The return value is a tuple containing a Trajectory object (as for an optimization), and VibrationalAnalysis and Thermochemistry objects (as for a frequency calculation). The trajectory concatenates the geometries and energies of all optimizations performed within the procedure. On the other hand, the VibrationalAnalysis and Thermochemistry objects contains information for the converged geometry, determined by the overall lowest energy. If fail_with_saddle is set to False, the appropriate results for the lowest-energy structure are returned, even if it could not be converged to a stable minimum.

Example

A simple call to this procedure can be made as exemplified below:

from hqs_molecules import xtb, xyz
molecule = xyz.read("input_geometry.xyz").to_molecule(charge=0, multiplicity=1)
trajectory, vib_analysis, thermochem = xtb.opt_with_hess(molecule)

Biased Hessian

Hessian calculations for vibrational frequencies or thermochemical contributions are normally performed at stationary points of the potential energy surface. Therefore, the geometry optimization and the Hessian calculation need to be performed with the same method.

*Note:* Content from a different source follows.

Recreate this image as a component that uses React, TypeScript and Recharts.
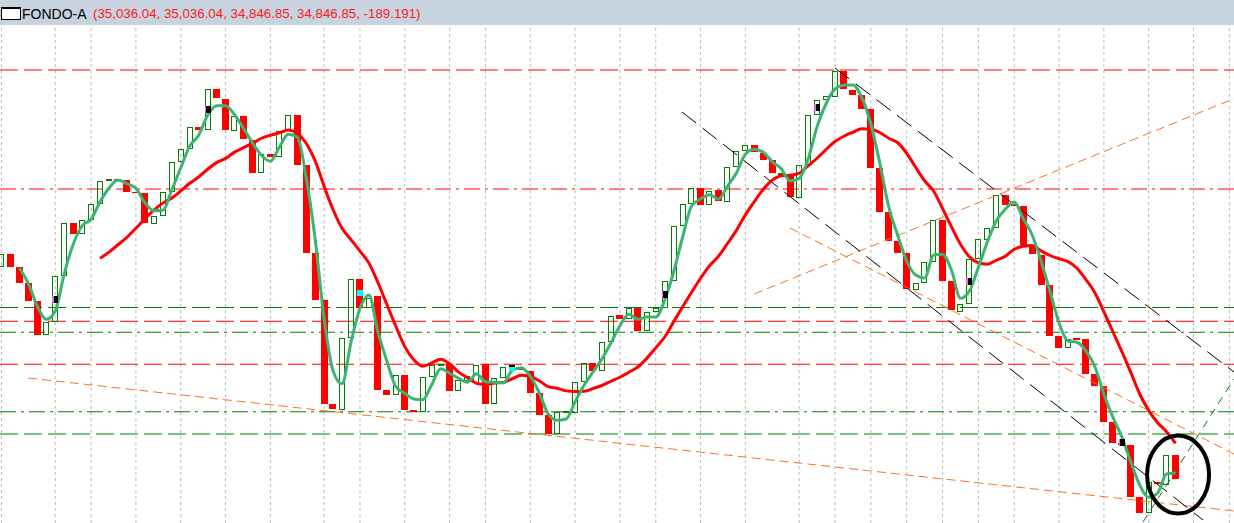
import {
  ComposedChart,
  Bar,
  Line,
  XAxis,
  YAxis,
  ReferenceLine,
  Scatter,
} from 'recharts';

// velas diarias (apertura / cierre)
const OPEN = [
  36543, 36647, 36543, 36415, 36271, 35999, 36103, 36471, 36895, 36807,
  36919, 37047, 37231, 37247, 37239, 37143, 37135, 36887, 36951, 37143,
  37383, 37487, 37663, 37639, 37967, 37887, 37631, 37751, 37559, 37295,
  37447, 37423, 37631, 37759, 37359, 36655, 36279, 35447, 35399, 35975,
  36447, 36215, 36311, 35559, 35519, 35679, 35399, 35383, 35663, 35759,
  35767, 35551, 35631, 35615, 35767, 35447, 35655, 35735, 35735, 35711,
  35535, 35359, 35207, 35383, 35375, 35623, 35775, 35711, 35943, 36159,
  36127, 36215, 36031, 36183, 36215, 36431, 36871, 37047, 37175, 37039,
  37159, 37063, 37343, 37471, 37519, 37455, 37399, 37279, 37287, 37095,
  37359, 37759, 37879, 37903, 38111, 37959, 37919, 37807, 37335, 36983,
  36751, 36655, 36359, 36415, 36583, 36919, 36431, 36183, 36247, 36607,
  36759, 36855, 37119, 37039, 37031, 36719, 36639, 36399, 35991, 35895,
  35975, 35967, 35687, 35591, 35303, 35135, 35119, 34703, 34575, 34823,
  34799, 35036.04,
];

const CLOSE = [
  36647, 36543, 36415, 36271, 35999, 36103, 36471, 36895, 36807, 36919,
  37047, 37231, 37247, 37239, 37143, 37135, 36895, 36951, 37143, 37383,
  37487, 37663, 37639, 37967, 37895, 37639, 37751, 37567, 37295, 37447,
  37423, 37631, 37759, 37359, 36655, 36279, 35447, 35407, 35975, 36447,
  36215, 36295, 35559, 35519, 35679, 35399, 35383, 35663, 35759, 35767,
  35551, 35639, 35671, 35759, 35447, 35655, 35743, 35751, 35719, 35535,
  35359, 35207, 35383, 35391, 35623, 35775, 35711, 35943, 36151, 36127,
  36215, 36031, 36183, 36215, 36431, 36871, 37047, 37175, 37039, 37151,
  37071, 37343, 37471, 37519, 37463, 37399, 37295, 37295, 37103, 37359,
  37759, 37879, 37911, 38111, 37967, 37919, 37807, 37335, 36983, 36751,
  36655, 36367, 36415, 36583, 36919, 36431, 36199, 36247, 36607, 36767,
  36855, 37119, 37039, 37031, 36719, 36647, 36399, 35991, 35895, 35967,
  35959, 35687, 35591, 35303, 35135, 35119, 34703, 34575, 34823, 34807,
  35036.04, 34846.85,
];

// media corta (verde) y media larga (roja)
const MA_FAST = [
  null, null, 36535, 36409, 36229, 36125, 36191, 36489, 36725, 36873,
  36925, 37065, 37175, 37239, 37209, 37173, 37057, 36993, 36997, 37159,
  37337, 37511, 37597, 37757, 37833, 37833, 37761, 37653, 37537, 37437,
  37389, 37501, 37605, 37583, 37257, 36765, 36127, 35711, 35609, 35943,
  36213, 36319, 36023, 35791, 35585, 35533, 35487, 35481, 35601, 35729,
  35693, 35653, 35621, 35689, 35625, 35621, 35615, 35717, 35737, 35669,
  35537, 35367, 35317, 35327, 35465, 35597, 35703, 35809, 35935, 36073,
  36165, 36125, 36143, 36143, 36277, 36505, 36783, 37031, 37087, 37121,
  37087, 37189, 37295, 37445, 37485, 37461, 37385, 37329, 37231, 37253,
  37407, 37665, 37849, 37967, 37997, 37999, 37897, 37687, 37375, 37023,
  36797, 36591, 36479, 36455, 36639, 36645, 36517, 36293, 36351, 36541,
  36743, 36913, 37005, 37063, 36929, 36799, 36589, 36345, 36095, 35951,
  35941, 35871, 35745, 35527, 35343, 35185, 34985, 34799, 34701, 34735,
  34887, 34895,
];

const MA_SLOW = [
  null, null, null, null, null, null, null, null, null, null,
  null, 36613, 36662, 36721, 36781, 36853, 36928, 36998, 37054, 37095,
  37152, 37213, 37263, 37325, 37378, 37412, 37462, 37498, 37532, 37573,
  37597, 37617, 37640, 37614, 37533, 37392, 37188, 37001, 36853, 36761,
  36670, 36574, 36419, 36243, 36069, 35906, 35801, 35749, 35775, 35805,
  35769, 35702, 35657, 35613, 35603, 35614, 35620, 35649, 35677, 35666,
  35633, 35586, 35573, 35552, 35548, 35549, 35571, 35595, 35629, 35661,
  35701, 35743, 35812, 35896, 35983, 36106, 36225, 36341, 36453, 36553,
  36629, 36731, 36836, 36960, 37066, 37165, 37237, 37273, 37277, 37293,
  37353, 37413, 37483, 37547, 37589, 37621, 37650, 37645, 37619, 37573,
  37537, 37453, 37341, 37233, 37151, 37011, 36864, 36725, 36625, 36577,
  36566, 36597, 36629, 36685, 36709, 36715, 36672, 36635, 36609, 36586,
  36533, 36442, 36337, 36185, 36027, 35868, 35700, 35527, 35396, 35297,
  35225, 35132,
];

// marcas de señal sobre algunas velas
const MARK_IDX = [6, 23, 40, 57, 74, 91, 108, 125];
const MARK_LEVEL = [36287, 37807, 36335, 35735, 36327, 37823, 36431, 35143];
const MARK_KIND = ['pivot', 'pivot', 'cyan', 'cyanBar', 'pivot', 'pivot', 'pivot', 'pivot'];

// separadores verticales (semanas)
const GRID_IDX = [0, 6, 10, 15, 20, 25, 30, 36, 40, 45, 50, 54, 59, 64, 69, 73, 78, 83, 89, 93, 97, 101, 105, 109, 113, 118, 123, 128, 133, 137];

// niveles horizontales
const RED_DASHED = [38119, 36109, 35765];
const RED_DASHDOT = [37167];
const GREEN_DASHED = [36219, 35207];
const GREEN_DASHDOT = [36021, 35385];

// lineas de tendencia [[x1, y1], [x2, y2]]
const ORANGE_LINES = [
  [[2.96, 35655], [137.52, 34591]],
  [[83.97, 36327], [137.52, 37890]],
  [[87.98, 36855], [137.52, 35047]],
];
const BLACK_LINES = [
  [[93.0, 38135], [137.52, 35703]],
  [[75.93, 37783], [134.07, 34519]],
];
const GREEN_TREND = [[127.37, 34503], [137.52, 35647]];
const CIRCLE_AT = [131.28, 34883];

const X_MIN = -0.167;
const X_MAX = 137.52;
const Y_MIN = 34495;
const Y_MAX = 38479;

const rows = OPEN.map((o, i) => ({
  i,
  open: o,
  close: CLOSE[i],
  body: [Math.min(o, CLOSE[i]), Math.max(o, CLOSE[i])],
  fast: MA_FAST[i],
  slow: MA_SLOW[i],
}));

const marks = MARK_IDX.map((i, n) => ({ i, lvl: MARK_LEVEL[n], kind: MARK_KIND[n] }));

const Candle = (props: any) => {
  const { x, y, width, height, payload } = props;
  const cx = x + width / 2;
  const h = Math.max(height, 1);
  if (payload.close >= payload.open) {
    return (
      <rect x={cx - 2.5} y={y + 0.5} width={5} height={Math.max(h - 1, 1)}
        fill="none" stroke="#008000" strokeWidth={1} shapeRendering="crispEdges" />
    );
  }
  return <rect x={cx - 3.5} y={y} width={7} height={h} fill="#ff0000" shapeRendering="crispEdges" />;
};

const Marker = (props: any) => {
  const { cx, cy, payload } = props;
  if (payload.kind === 'cyan') {
    return <rect x={cx - 3} y={cy - 3} width={6} height={6} fill="#00ffff" shapeRendering="crispEdges" />;
  }
  if (payload.kind === 'cyanBar') {
    return (
      <g shapeRendering="crispEdges">
        <rect x={cx - 3} y={cy - 3} width={6} height={2} fill="#000" />
        <rect x={cx - 3} y={cy - 1} width={6} height={4} fill="#00ffff" />
      </g>
    );
  }
  return (
    <g shapeRendering="crispEdges">
      <rect x={cx - 3} y={cy - 3.5} width={1.5} height={7} fill="#e070e0" />
      <rect x={cx - 1.5} y={cy - 3.5} width={4.5} height={7} fill="#000" />
    </g>
  );
};

const Ring = (props: any) => {
  const { cx, cy } = props;
  return <ellipse cx={cx} cy={cy} rx={31} ry={39} fill="none" stroke="#000" strokeWidth={4} />;
};

export default function App() {
  return (
    <div style={{ position: 'fixed', left: 0, top: 0, width: 1234, height: 523, background: '#fff', overflow: 'hidden' }}>
      <div style={{ position: 'absolute', left: 0, top: 0, width: 1234, height: 25, background: '#c7d3df', fontFamily: '"Liberation Sans", Arial, sans-serif', whiteSpace: 'pre' }}>
        <div style={{ position: 'absolute', left: 1, top: 7, width: 18, height: 10, border: '1px solid #000', borderTopWidth: 2, background: '#fff' }} />
        <span style={{ position: 'absolute', left: 22, top: 6, fontSize: 14, color: '#000' }}>FONDO-A</span>
        <span style={{ position: 'absolute', left: 93, top: 6, fontSize: 13.3, color: '#ff1a1a' }}>
          (35,036.04, 35,036.04, 34,846.85, 34,846.85, -189.191)
        </span>
      </div>
      <div style={{ position: 'absolute', left: 0, top: 25 }}>
        <ComposedChart width={1234} height={498} data={rows} margin={{ top: 0, right: 0, bottom: 0, left: 0 }}>
          <XAxis type="number" dataKey="i" domain={[X_MIN, X_MAX]} allowDataOverflow hide />
          <YAxis type="number" domain={[Y_MIN, Y_MAX]} allowDataOverflow hide />
          {GRID_IDX.map((g) => (
            <ReferenceLine key={`g${g}`} x={g} stroke="#bdbdbd" strokeDasharray="3 3" zIndex={-10} />
          ))}
          {RED_DASHED.map((v) => (
            <ReferenceLine key={`rd${v}`} y={v} stroke="#ff0000" strokeDasharray="18 6" zIndex={-5} />
          ))}
          {RED_DASHDOT.map((v) => (
            <ReferenceLine key={`rdd${v}`} y={v} stroke="#ff0000" strokeDasharray="16 5 3 5" zIndex={-5} />
          ))}
          {GREEN_DASHED.map((v) => (
            <ReferenceLine key={`gd${v}`} y={v} stroke="#008000" strokeDasharray="18 6" zIndex={-5} />
          ))}
          {GREEN_DASHDOT.map((v) => (
            <ReferenceLine key={`gdd${v}`} y={v} stroke="#008000" strokeDasharray="16 5 3 5" zIndex={-5} />
          ))}
          <Bar dataKey="body" shape={Candle} barSize={7} isAnimationActive={false} />
          <Scatter data={marks} dataKey="lvl" shape={Marker} isAnimationActive={false} />
          {ORANGE_LINES.map((l, n) => (
            <ReferenceLine key={`o${n}`} segment={[{ x: l[0][0], y: l[0][1] }, { x: l[1][0], y: l[1][1] }]}
              stroke="#ff7020" strokeDasharray="9 5" ifOverflow="visible" />
          ))}
          {BLACK_LINES.map((l, n) => (
            <ReferenceLine key={`b${n}`} segment={[{ x: l[0][0], y: l[0][1] }, { x: l[1][0], y: l[1][1] }]}
              stroke="#000" strokeDasharray="18 8" ifOverflow="visible" />
          ))}
          <ReferenceLine segment={[{ x: GREEN_TREND[0][0], y: GREEN_TREND[0][1] }, { x: GREEN_TREND[1][0], y: GREEN_TREND[1][1] }]}
            stroke="#008000" strokeDasharray="8 6" ifOverflow="visible" />
          <Line type="monotone" dataKey="slow" stroke="#ff0000" strokeWidth={3} dot={false} isAnimationActive={false} />
          <Line type="monotone" dataKey="fast" stroke="#3cb371" strokeWidth={3} dot={false} isAnimationActive={false} />
          <Scatter data={[{ i: CIRCLE_AT[0], lvl: CIRCLE_AT[1] }]} dataKey="lvl" shape={Ring} isAnimationActive={false} />
        </ComposedChart>
      </div>
    </div>
  );
}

However, Spicher and Grimme proposed a method ("single-point Hessian") to calculate the Hessian for stationary points that were optimized with a different method. Therefore, the geometry can be optimized with a more expensive method, while xTB is used to obtain a quantity resembling the Hessian. In a nutshell, it employs the following steps:

  1. The input structure is re-optimized under application of a biasing potential, which constrains the atoms to remain close to their original positions.
  2. The Hessian is calculated at the new, slightly distorted geometry under the application of the biasing potential.
  3. Finally, the frequencies are re-scaled to reduce the impact of the biasing potential.

HQS Moleculesprovides the function biased_hessian to interface the described method in the xTB package. Its usage is analogous to the function frequencies described above.